3 Environmental sustainability: going green

‘Caring about the environment is a natural extension of museums’ primary role of stewardship of their collections.’[16] It would be perverse to preserve evidence of the natural world and human society without regard to the protection of the wider environment. Museums cannot claim to be serving the best interests of future generations if they have negative impacts on the environment that will make it harder for our descendants to live securely on the planet, let alone to enjoy museum collections.

However, there is a potential conflict between the way we approach the internal museum environment and the health of the global environment. Many museums have extremely energy-intensive approaches to caring for their collections; air conditioning is still often wrongly seen as a gold standard. While this can be beneficial for some collections, and may make things more comfortable for visitors, it is not so justifiable in terms of its wider environmental impact. Climate change is the most urgent aspect of sustainability and the most immediate way to address climate change is to reduce energy consumption.

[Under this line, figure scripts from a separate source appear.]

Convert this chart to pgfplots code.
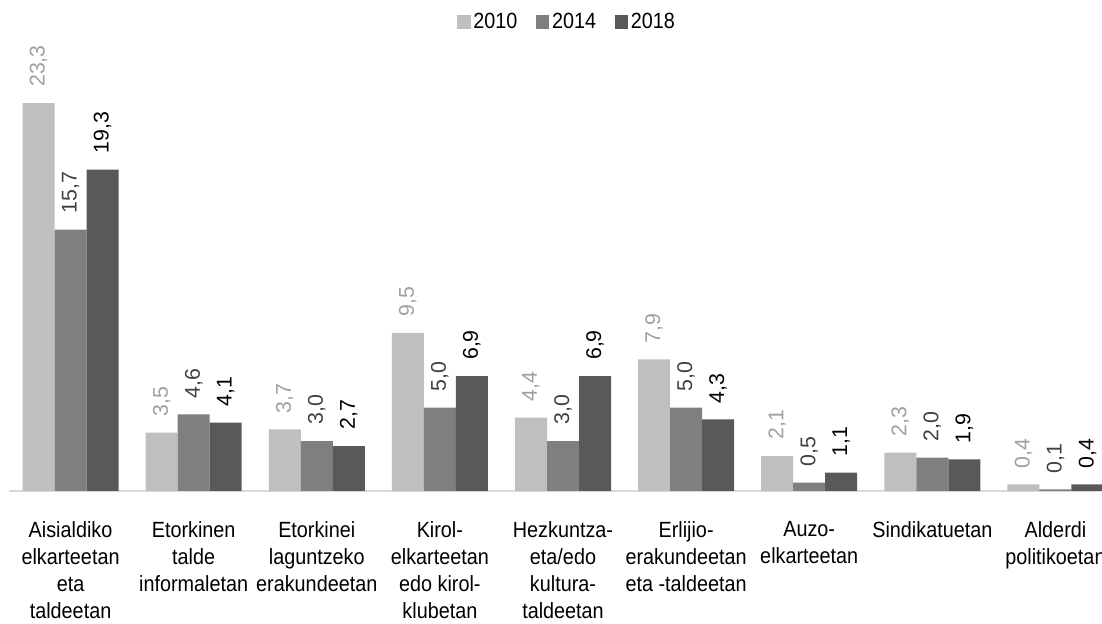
\documentclass[border=0pt]{standalone}
\usepackage{pgfplots}
\pgfplotsset{compat=1.18}
\usepackage{fontspec}
\setmainfont{Liberation Sans}[FakeStretch=0.9]
\newfontfamily\valfont{Liberation Sans}
\definecolor{c10}{HTML}{BFBFBF}
\definecolor{c14}{HTML}{7F7F7F}
\definecolor{c18}{HTML}{595959}
\definecolor{t10}{HTML}{A0A0A0}
\definecolor{t14}{HTML}{404040}
\definecolor{t18}{HTML}{000000}
\pgfplotsset{
  sq legend/.style={legend image code/.code={\fill[##1,draw=none] (0pt,-5pt) rectangle (10pt,5pt);}},
  vlab/.style={nodes near coords, every node near coord/.append style={rotate=90, anchor=west, inner xsep=12pt, inner ysep=0pt, font=\valfont\fontsize{16}{19}\selectfont, text=#1}},
}
\begin{document}
\begin{tikzpicture}
\useasboundingbox (0,0) rectangle (826.5pt,468pt);
\clip (0,0) rectangle (826.5pt,468pt);
\begin{axis}[
  at={(6.75pt,99.75pt)}, anchor=south west,
  scale only axis, width=831pt, height=312.2pt,
  xmin=-0.5, xmax=8.5, ymin=0, ymax=25,
  ybar=0pt, bar width=24pt,
  axis x line=bottom, axis y line=none,
  x axis line style={-, color=black!15, line width=1.2pt},
  xtick={0,...,8}, xtick style={draw=none},
  ytick=\empty,
  xticklabels={{Aisialdiko\\elkarteetan\\eta\\taldeetan},
    {Etorkinen\\talde\\informaletan},
    {Etorkinei\\laguntzeko\\erakundeetan},
    {Kirol-\\elkarteetan\\edo kirol-\\klubetan},
    {Hezkuntza-\\eta/edo\\kultura-\\taldeetan},
    {Erlijio-\\erakundeetan\\eta -taldeetan},
    {Auzo-\\elkarteetan},
    {Sindikatuetan},
    {Alderdi\\politikoetan}},
  xticklabel style={align=center, font=\fontsize{16.5}{20.25}\selectfont, yshift=-17pt, text=black},
  /pgf/number format/.cd, use comma, fixed, fixed zerofill, precision=1, assume math mode=true,
  /pgfplots/.cd,
  legend style={at={(0.504,1.127)}, anchor=center, draw=none, legend columns=3,
    font=\fontsize{16.5}{20}\selectfont,
    /tikz/every even column/.append style={column sep=12pt},
    nodes={inner xsep=2pt}},
]
\addplot[fill=c10, draw=none, sq legend, vlab=t10] coordinates {(0,23.3) (1,3.5) (2,3.7) (3,9.5) (4,4.4) (5,7.9) (6,2.1) (7,2.3) (8,0.4)};
\addplot[fill=c14, draw=none, sq legend, vlab=t14] coordinates {(0,15.7) (1,4.6) (2,3.0) (3,5.0) (4,3.0) (5,5.0) (6,0.5) (7,2.0) (8,0.1)};
\addplot[fill=c18, draw=none, sq legend, vlab=t18] coordinates {(0,19.3) (1,4.1) (2,2.7) (3,6.9) (4,6.9) (5,4.3) (6,1.1) (7,1.9) (8,0.4)};
\legend{2010,2014,2018}
\end{axis}
\end{tikzpicture}
\end{document}
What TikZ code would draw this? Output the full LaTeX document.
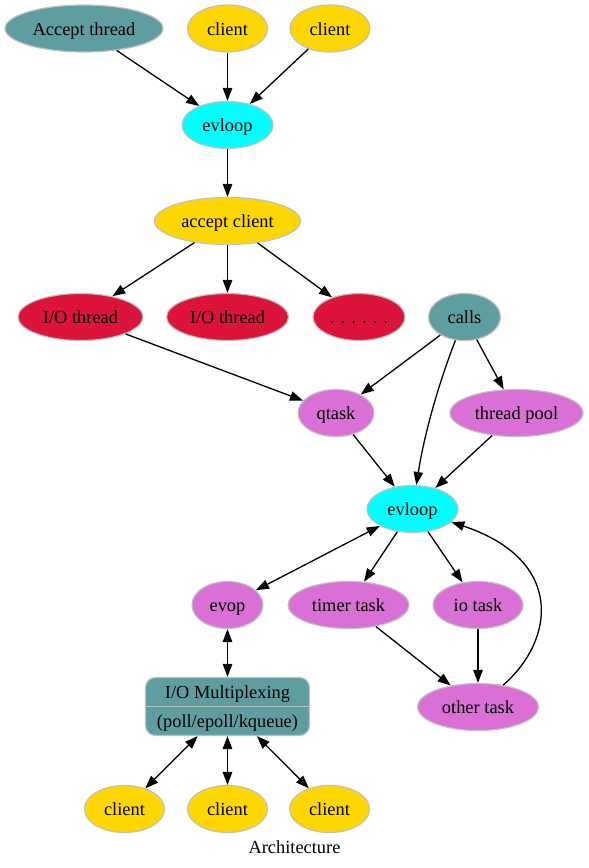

Museums need to learn how to maintain conditions for collection preservation without excessive dependence on the use of energy. The answer is to primarily regulate heat and humidity by controlling natural ventilation and improve the insulation of museum buildings. Museums face the challenge of how to disentangle from medium- to long-term commitments to air-conditioned museum environments - something even large museums can ill-afford economically and something that may not even be necessary for the majority of collections.[17]

It might be helpful to review collection-care standards and the way that they are interpreted and applied by lenders, funders and support organisations such as the government indemnity scheme. Flexible loan agreements and more appropriate standards could have social, environmental and economic benefits as more objects could be made available to a wider range of people, using less energy and at lower cost. These benefits might outweigh any potential increased deterioration in the condition of the objects.

Museums are already facing pressure to improve their energy efficiency. Public buildings will soon be required to display a fridge-style energy rating, demonstrating how energy efficient they are.[18] This is likely to be followed by more coercive measures. Reducing energy use is not only good for the environment; it saves money that can be used for other things. (Reducing energy use by improving and better managing the building is generally better and cheaper than installing wind turbines or solar panels to generate more energy.) All museums should take control of their energy use.[19] Staff understanding of energy consumption is an essential first step in improved facilities management. However, some museums do not yet know what their energy consumption is because their fuel bills are paid by a parent institution such as a university or local authority.

The Natural History Museum’s (NHM’s) current carbon dioxide emissions are below the levels in 2000; over the next three years the museum aims to reduce these emissions by 5 per cent a year. The costs of new energy-saving technology at the NHM’s Wandsworth store were recouped by savings in just 16 months. The NHM is working with other museums and organisations in South Kensington, which together aim to reduce their carbon dioxide emissions by 7-10 per cent by 2010. The V&A has a target of reducing its energy consumption by 25 per cent over five years.[20] Between 2000 and 2006 the National Maritime Museum reduced its use of gas by 15 per cent and use of electricity by 12 per cent. It plans to reduce energy consumption by a further 5 per cent in 2006-8.[21] How much is your museum going to save?